DATASET DECLARE fredist.
OMS
/SELECT TABLES
/IF COMMANDS=['Frequencies'] SUBTYPES=['Frequencies']
/DESTINATION FORMAT=SAV NUMBERED=TableNumber_
OUTFILE='fredist'.

split file by ID.
FREQUENCIES RaceNum /FORMAT=DFREQ .
split file off.

OMSEND.

dataset activate fredist window = front.

* Var1 is a string -- recode it to numeric and call it ID .

recode var1 (convert) into ID.

* Keep first record for each ID .

select if ($casenum EQ 1) or (ID NE lag(ID)).
exe.

* Var3 has the Race mode, but it is string .
* Recode it to numeric.

recode var3 (convert) into RaceMode.
exe.

* Get rid of unneeded variables .

delete variables TableNumber_ TO CumulativePercent .

* Now merge the two files .

dataset activate maindata window = front.

MATCH FILES
FILE=* /
TABLE='fredist' /
BY ID.
exe.

dataset close fredist.

Anastasia

unread,

May 5, 2010, 5:43:49 PM5/5/10

to

Bruce,

Thank you very much. I am just trying it out and I think it would work
for all my demographic variables. Also, I did not know that OMS
existed, thank you for showing it to me. This is not the first time
you respond to my questions and I appreciate your help very much.

Again,
Thank you,
Anastasia Vishnyakova

fred....@lsc.gov.uk

unread,

May 7, 2010, 5:03:12 AM5/7/10

to

If you don't wnat to use OMS you could try

agg out *
mode=addvar
/brea=ID RaceNum
/n=n.

agg out *
mode=addvar
/brea=ID
/max_n=max(n).

temp.
sel if max_n=n.
agg out 'c:\..................\Race.sav'
/brea=id
/Mode_race=first(racenum).

match fil /fil=*
/tab='c:\..................\Race.sav'
/by id.

tina.l...@gmail.com

unread,

Jan 26, 2017, 4:42:20 PM1/26/17

to

I know this is an outdated post, but I figured I would post an alternative way of doing this that I figured out. I too went searching online to find out to Aggregate a Variable by it's mode or the cases that appear most often. In my example, I was looking at preferred language spoken.

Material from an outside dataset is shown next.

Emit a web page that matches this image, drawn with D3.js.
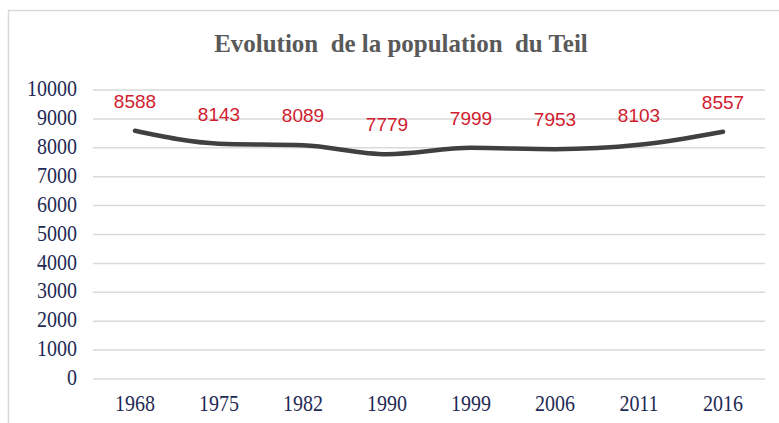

First you need to create a dummy variable that contains the number 1 in all the cases. I named my dummy variable VAR00002.

Then you basically Aggregate breaking by the ID and the Pref_Language, or in your example the Race and calculate the "SUM" of the dummy variable (VAR00002). This gives you a frequency count of the Pref_Lang(or Race) based on ID.

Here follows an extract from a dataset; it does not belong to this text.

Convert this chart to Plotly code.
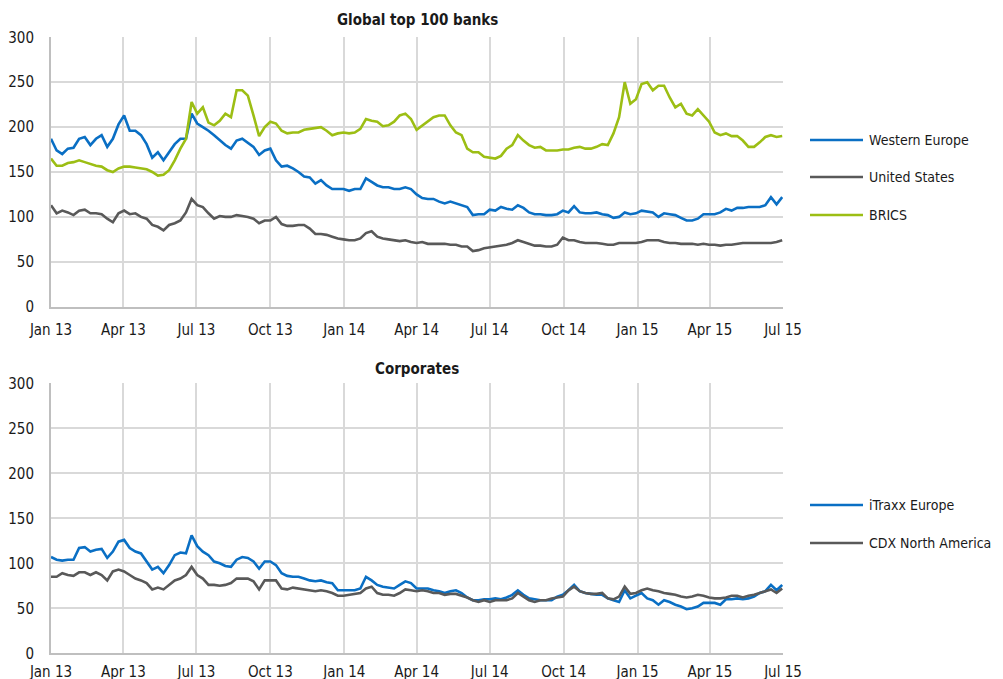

Then you need to Sort cases so ID is the primary sort, and the new variable you created (VAR00002_sum) as the secondary sort. I kept it sorted Ascending. This sorts the frequencies of your variable with the highest frequency appearing at the bottom of the list grouped by ID.

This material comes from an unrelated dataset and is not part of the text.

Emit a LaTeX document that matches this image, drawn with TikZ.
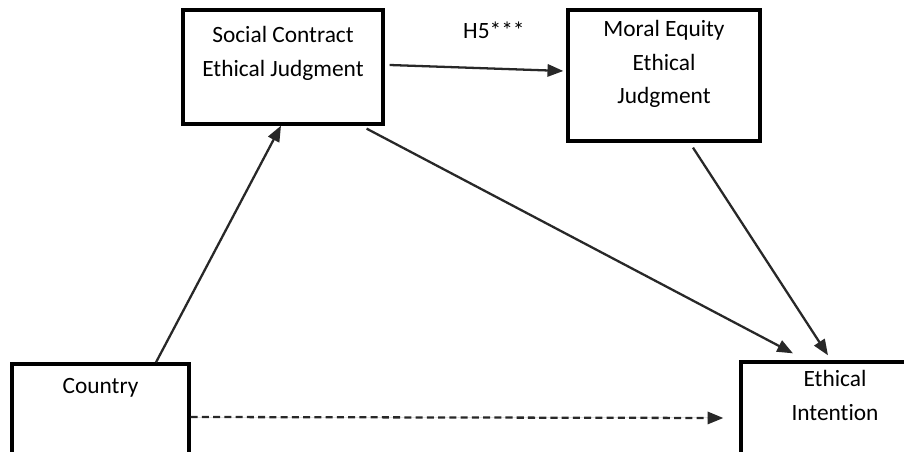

Then once that is completed you can run an aggregate breaking by ID and calculate the last of the Pref_Lang (or Race). This will create a variable that is based on the last variable in the ID groups, which should be the variable with the highest frequency.

Here is my Syntax.

Create dummy variable VAR00002 which contains 1 for all cases.

AGGREGATE
/OUTFILE=* MODE=ADDVARIABLES
/BREAK=ID PREF_LANG_COMPLETE
/VAR00002_sum=SUM(VAR00002).

SORT CASES BY ID(A) VAR00002_sum(A).

AGGREGATE
/OUTFILE=* MODE=ADDVARIABLES
/BREAK=ID
/PREF_LANG_COMPLETE_last=LAST(PREF_LANG_COMPLETE).